To make this analysis more concrete, consider a technique that I’ve been using for quite a while: While most learners memorize long lists of words, learn a model for the grammar of the language, and do a lot of reading before they’re able to speak very well, I’ve done most of my acquisition through just listening. When I want to learn new words, I listen to audio (e.g., a YouTube video where a Japanese person is talking about something), and then I try to understand; if a word comes up that I don’t know, I look it up with an app on my phone and then later add it to my SRS. It might seem roundabout to look for words in the wild, especially since I might listen to a video and not make out any new words.
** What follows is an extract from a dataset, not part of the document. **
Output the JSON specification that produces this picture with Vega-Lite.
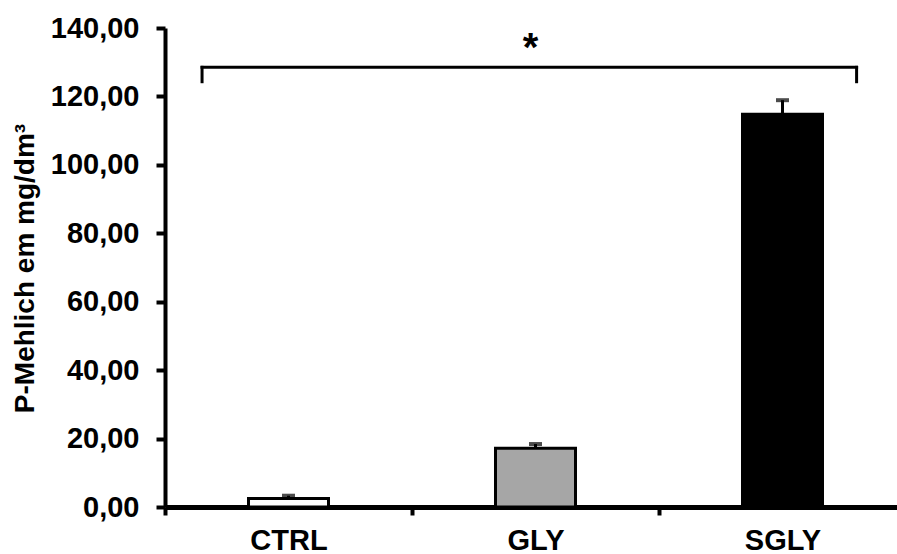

Surely I could just grab a frequency list and memorize a bunch of words, which I could then solidify through listening and speaking! But there’s good reason for what I do. The simple fact is that with this method, I’m unable to learn any new words that I can’t hear well enough in normal speech to then look up. This means that it’s unlikely that I’ll learn any word that my ears aren’t pretty well tuned to, since words like that would be hard to hear and then look up. The overall effect of this method is that I end up with a native-like hurdle for learning about the existence of a word and associating it with a meaning: Like a small child growing up immersed in the language, I can learn words only if I can hear them properly. Although my pronunciation, pitch accent, and so on in Japanese certainly have plenty of issues in need of smoothing out, without explicitly working on my accent this method has smoothly and naturally resulted in speech that’s much more natural than that of the average foreigner.

I originally started thinking about this when I asked myself the question: Why do native speakers acquire pitch accent without trying, whereas for foreigners it often goes over their head unless they look into it specifically? Certainly you don’t need a solid ear for pitch accent to understand native speech, so why do natives learn it so seamlessly? While this is an experimental thought, I wondered whether what’s going on is that early in the acquisition process for natives (and those employing a method that’s supposed to approximate native-like acquisition), attention paid to pitch accent helps the learner with tasks like taking the long sequence of phonemes making up a given sentence and chunking them into individual words, and therefore more foreigners wouldn’t be subconsciously incentivized to acquire a proper ear for pitch accent simply because they ‘cheat’ in this regard by having other people who have already learned the language compile lists of words for them that they can then drill). That is, natives acquire pitch accent by necessity, while foreigners circumvent this and thus end up with good listening comprehension despite not having developed an ear for pitch accent.

In light of this theory, I would recommend acquiring the fundamentals of Japanese through a method called repetitive listening. This is where you search for spoken content that’s interesting to you, and then listen to it over and over until you master it. For example, let’s say you find a YouTube video that’s 5-20 minutes long where a Japanese person is telling a story. You listen to it once and confirm that you’re interested in understanding it. You could then put it on a portable mp3 player, and listen to it a few times every day while taking a walk. Whenever a word comes up where you don’t know the meaning but you can make out the sound structure well enough to look it up, then you can look it up with an app like Imiwa. Since Imiwa conveniently saves your search history, every few days you can take your search history and add it to an SRS like Anki. If you use this technique on a regular basis for a long time, it will lead to you acquiring thousands of new words not only in context but also in a way where you weren’t able to ‘cheat’; you acquired them only because your ears were ready for them, and no sooner. This will ensure that you’ll develop listening comprehension in a way that’s natural, rather than using a volatile shortcut that harms you speech. And then once you get to a reasonably high level with listening comprehension, you can safely and effectively move onto incorporating a lot of reading.